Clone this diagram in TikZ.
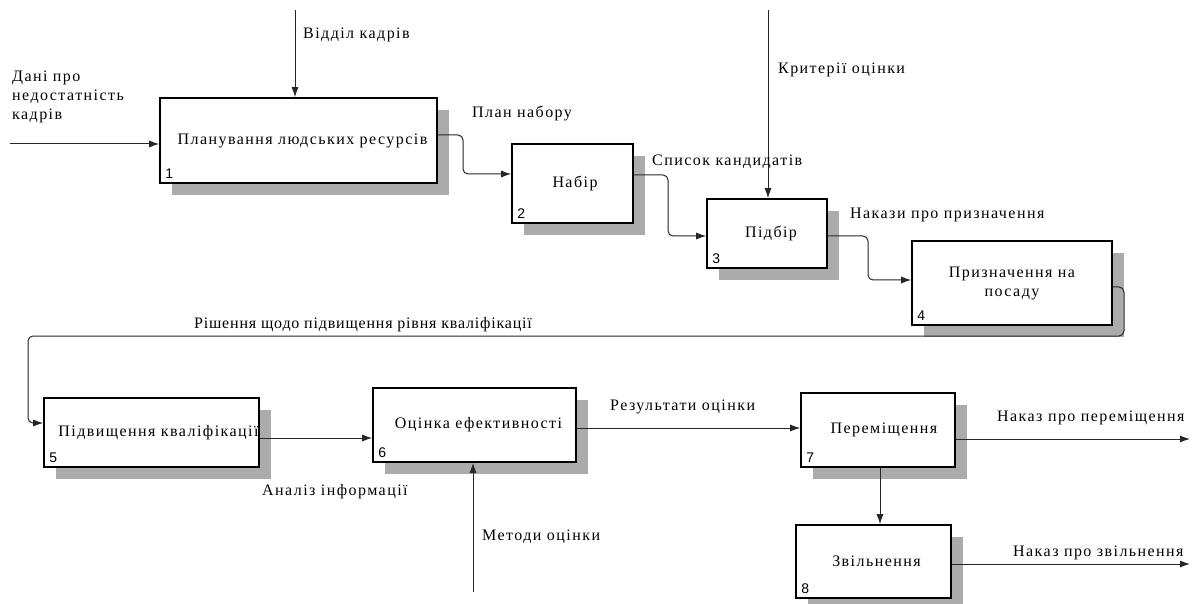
\documentclass[tikz,border=0pt]{standalone}
\usepackage{fontspec}
\setmainfont{Liberation Serif}[LetterSpace=9]
\newfontfamily\numfont{Liberation Sans}
\usetikzlibrary{arrows.meta,shadows}
\begin{document}
\begin{tikzpicture}[x=1pt,y=-1pt,
  font=\fontsize{16}{19}\selectfont,
  func/.style={draw=black, line width=1.6pt, fill=white, inner sep=0pt, align=center,
    drop shadow={shadow xshift=12pt, shadow yshift=-12pt, fill=black!33, opacity=1}},
  num/.style={anchor=south west, inner xsep=6pt, inner ysep=5pt, font=\numfont\fontsize{14}{16}\selectfont},
  arr/.style={draw=black!85, line width=1pt, -{Latex[length=10pt,width=7pt]}},
  conn/.style={arr, rounded corners=5pt},
  lbl/.style={anchor=west, inner sep=0pt}]
\useasboundingbox (0,0) rectangle (1192,604);

% functions
\node[func, minimum width=277pt, minimum height=85pt] (b1) at (298.5,140.5) {\hspace*{8pt}Планування людських ресурсів};
\node[func, minimum width=121pt, minimum height=79pt] (b2) at (572.5,183.5) {\hspace*{5pt}Набір};
\node[func, minimum width=120pt, minimum height=69pt] (b3) at (767,233.5) {\hspace*{8pt}Підбір};
\node[func, minimum width=200pt, minimum height=84pt] (b4) at (1012,283) {Призначення на\\посаду};
\node[func, minimum width=215pt, minimum height=69pt] (b5) at (151.5,432.5) {\hspace*{14pt}Підвищення кваліфікації};
\node[func, minimum width=203pt, minimum height=74pt] (b6) at (474.5,425) {\hspace*{8pt}Оцінка ефективності};
\node[func, minimum width=154pt, minimum height=74pt] (b7) at (878,430) {\hspace*{12pt}Переміщення};
\node[func, minimum width=155pt, minimum height=73pt] (b8) at (873.5,561.5) {\hspace*{6pt}Звільнення};

\node[num] (n1) at (b1.south west) {1};
\node[num] (n2) at (b2.south west) {2};
\node[num] (n3) at (b3.south west) {3};
\node[num] (n4) at (b4.south west) {4};
\node[num] (n5) at (b5.south west) {5};
\node[num] (n6) at (b6.south west) {6};
\node[num] (n7) at (b7.south west) {7};
\node[num] (n8) at (b8.south west) {8};

% free ends
\coordinate (in1) at (10,144);
\coordinate (c1) at (295,10);
\coordinate (c3) at (768,10);
\coordinate (m6) at (473,592);
\coordinate (o7) at (1190,439);
\coordinate (o8) at (1190,564);

% connectors
\draw[arr] (in1) -- (b1.west |- in1);
\draw[arr] (c1) -- (c1 |- b1.north);
\draw[conn] (b1.east |- 0,135) -- (463,135) -- (463,174) -- (b2.west |- 0,174);
\draw[conn] (b2.east |- 0,175) -- (668,175) -- (668,236) -- (b3.west |- 0,236);
\draw[arr] (c3) -- (c3 |- b3.north);
\draw[conn] (b3.east |- 0,236) -- (868,236) -- (868,280) -- (b4.west |- 0,280);
\draw[conn] (b4.east |- 0,287) -- (1124,287) -- (1124,336) -- (28,336) -- (28,423) -- (b5.west |- 0,423);
\draw[arr] (b5.east |- 0,438) -- (b6.west |- 0,438);
\draw[arr] (m6) -- (m6 |- b6.south);
\draw[arr] (b6.east |- 0,428) -- (b7.west |- 0,428);
\draw[arr] (b7.east |- o7) -- (o7);
\draw[arr] ([xshift=2pt]b7.south) -- ([xshift=2pt]b7.south |- b8.north);
\draw[arr] (b8.east |- o8) -- (o8);

% labels
\node[lbl, align=left, anchor=north west] (l0) at (12,71) {Дані про\\недостатність\\кадрів};
\node[lbl] (l1) at (303,35) {Відділ кадрів};
\node[lbl] (l2) at (472,114) {План набору};
\node[lbl] (l3) at (652,162) {Список кандидатів};
\node[lbl] (l4) at (778,70) {Критерії оцінки};
\node[lbl] (l5) at (850,215) {Накази про призначення};
\node[lbl, font=\addfontfeature{LetterSpace=5}\fontsize{16}{19}\selectfont] (l6) at (194,325) {Рішення щодо підвищення рівня кваліфікації};
\node[lbl] (l7) at (262,492) {Аналіз інформації};
\node[lbl] (l8) at (482,537) {Методи оцінки};
\node[lbl] (l9) at (610,407) {Результати оцінки};
\node[lbl] (l10) at (997,418) {Наказ про переміщення};
\node[lbl] (l11) at (1013,553) {Наказ про звільнення};
\end{tikzpicture}
\end{document}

**Given problem**
Make an exact copy of the data, leaving its pictures out.

**Complete answer**
Clone this diagram in TikZ.
\documentclass[tikz,border=0pt]{standalone}
\usepackage{fontspec}
\setmainfont{Liberation Serif}[LetterSpace=9]
\newfontfamily\numfont{Liberation Sans}
\usetikzlibrary{arrows.meta,shadows}
\begin{document}
\begin{tikzpicture}[x=1pt,y=-1pt,
  font=\fontsize{16}{19}\selectfont,
  func/.style={draw=black, line width=1.6pt, fill=white, inner sep=0pt, align=center,
    drop shadow={shadow xshift=12pt, shadow yshift=-12pt, fill=black!33, opacity=1}},
  num/.style={anchor=south west, inner xsep=6pt, inner ysep=5pt, font=\numfont\fontsize{14}{16}\selectfont},
  arr/.style={draw=black!85, line width=1pt, -{Latex[length=10pt,width=7pt]}},
  conn/.style={arr, rounded corners=5pt},
  lbl/.style={anchor=west, inner sep=0pt}]
\useasboundingbox (0,0) rectangle (1192,604);

% functions
\node[func, minimum width=277pt, minimum height=85pt] (b1) at (298.5,140.5) {\hspace*{8pt}Планування людських ресурсів};
\node[func, minimum width=121pt, minimum height=79pt] (b2) at (572.5,183.5) {\hspace*{5pt}Набір};
\node[func, minimum width=120pt, minimum height=69pt] (b3) at (767,233.5) {\hspace*{8pt}Підбір};
\node[func, minimum width=200pt, minimum height=84pt] (b4) at (1012,283) {Призначення на\\посаду};
\node[func, minimum width=215pt, minimum height=69pt] (b5) at (151.5,432.5) {\hspace*{14pt}Підвищення кваліфікації};
\node[func, minimum width=203pt, minimum height=74pt] (b6) at (474.5,425) {\hspace*{8pt}Оцінка ефективності};
\node[func, minimum width=154pt, minimum height=74pt] (b7) at (878,430) {\hspace*{12pt}Переміщення};
\node[func, minimum width=155pt, minimum height=73pt] (b8) at (873.5,561.5) {\hspace*{6pt}Звільнення};

\node[num] (n1) at (b1.south west) {1};
\node[num] (n2) at (b2.south west) {2};
\node[num] (n3) at (b3.south west) {3};
\node[num] (n4) at (b4.south west) {4};
\node[num] (n5) at (b5.south west) {5};
\node[num] (n6) at (b6.south west) {6};
\node[num] (n7) at (b7.south west) {7};
\node[num] (n8) at (b8.south west) {8};

% free ends
\coordinate (in1) at (10,144);
\coordinate (c1) at (295,10);
\coordinate (c3) at (768,10);
\coordinate (m6) at (473,592);
\coordinate (o7) at (1190,439);
\coordinate (o8) at (1190,564);

% connectors
\draw[arr] (in1) -- (b1.west |- in1);
\draw[arr] (c1) -- (c1 |- b1.north);
\draw[conn] (b1.east |- 0,135) -- (463,135) -- (463,174) -- (b2.west |- 0,174);
\draw[conn] (b2.east |- 0,175) -- (668,175) -- (668,236) -- (b3.west |- 0,236);
\draw[arr] (c3) -- (c3 |- b3.north);
\draw[conn] (b3.east |- 0,236) -- (868,236) -- (868,280) -- (b4.west |- 0,280);
\draw[conn] (b4.east |- 0,287) -- (1124,287) -- (1124,336) -- (28,336) -- (28,423) -- (b5.west |- 0,423);
\draw[arr] (b5.east |- 0,438) -- (b6.west |- 0,438);
\draw[arr] (m6) -- (m6 |- b6.south);
\draw[arr] (b6.east |- 0,428) -- (b7.west |- 0,428);
\draw[arr] (b7.east |- o7) -- (o7);
\draw[arr] ([xshift=2pt]b7.south) -- ([xshift=2pt]b7.south |- b8.north);
\draw[arr] (b8.east |- o8) -- (o8);

% labels
\node[lbl, align=left, anchor=north west] (l0) at (12,71) {Дані про\\недостатність\\кадрів};
\node[lbl] (l1) at (303,35) {Відділ кадрів};
\node[lbl] (l2) at (472,114) {План набору};
\node[lbl] (l3) at (652,162) {Список кандидатів};
\node[lbl] (l4) at (778,70) {Критерії оцінки};
\node[lbl] (l5) at (850,215) {Накази про призначення};
\node[lbl, font=\addfontfeature{LetterSpace=5}\fontsize{16}{19}\selectfont] (l6) at (194,325) {Рішення щодо підвищення рівня кваліфікації};
\node[lbl] (l7) at (262,492) {Аналіз інформації};
\node[lbl] (l8) at (482,537) {Методи оцінки};
\node[lbl] (l9) at (610,407) {Результати оцінки};
\node[lbl] (l10) at (997,418) {Наказ про переміщення};
\node[lbl] (l11) at (1013,553) {Наказ про звільнення};
\end{tikzpicture}
\end{document}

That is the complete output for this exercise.